The description here given of the Roman contract system-if we may use that expression to indicate the aggregate of actionable agreements is somewhat misleading. It must not be supposed that in the time of Justinian, or even of Gaius, no agreement was ground to support an action which was neither expressed in the form of stipulation, nor belonged to one or other of the classes of Real and Consensual contracts. There had been a considerable advance in two directions since the time when usage had restricted the term 'contract' to denote the four classes of agreement enumerated in Title 13. Between the establishment of the Empire and the age of the last great classical jurists the principle of the Real contracts had received a great development by the recognition of the rule, that where one party to any bilateral agreement whatsoever had performed what he had undertaken, he had always a remedy by action to enforce performance by the other.
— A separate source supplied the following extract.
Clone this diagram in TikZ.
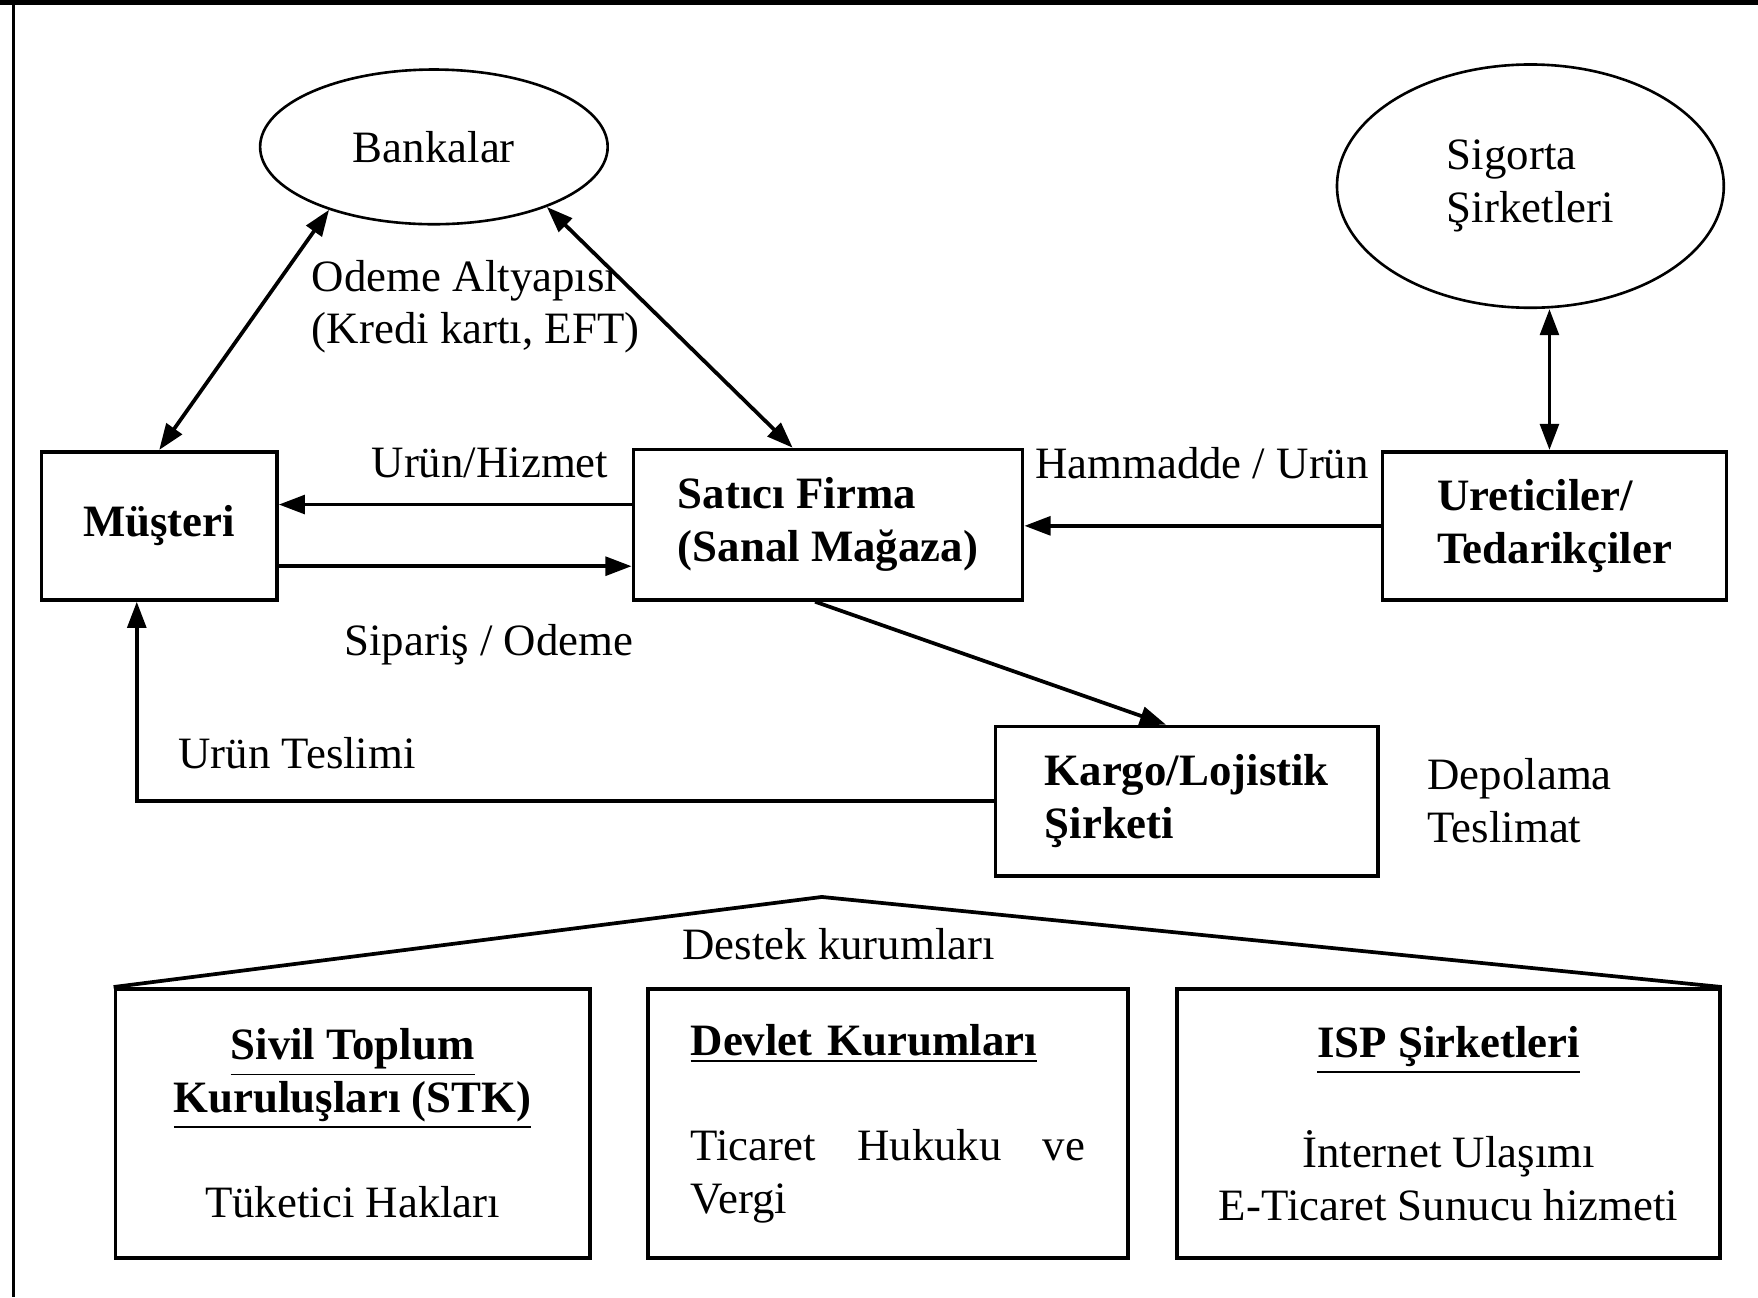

This great group of so-called 'innominate '

contracts is treated in a note on Title 14. 4. New contracts, though not so called, which in effect were consensual, were called into existence at different times by the Edict and imperial action; hypotheca (pp. 318-320 supr.), constitutum (note on iii. 20. 8), and receptum nautarum, etc. (note on iv. 5. 3) are examples of the former; emphyteusis (pp. 313-315 supr.) and donatio (ii. 7) of the latter. And lastly, though this matter is disputed (Excursus V), it may be true that from the theory of 'natural' obligation every agreement whatsoever came to receive all the legal attributes possessed by even the oldest of the Roman contracts, except that of exposing the promisor to an action for the enforcement of his promise.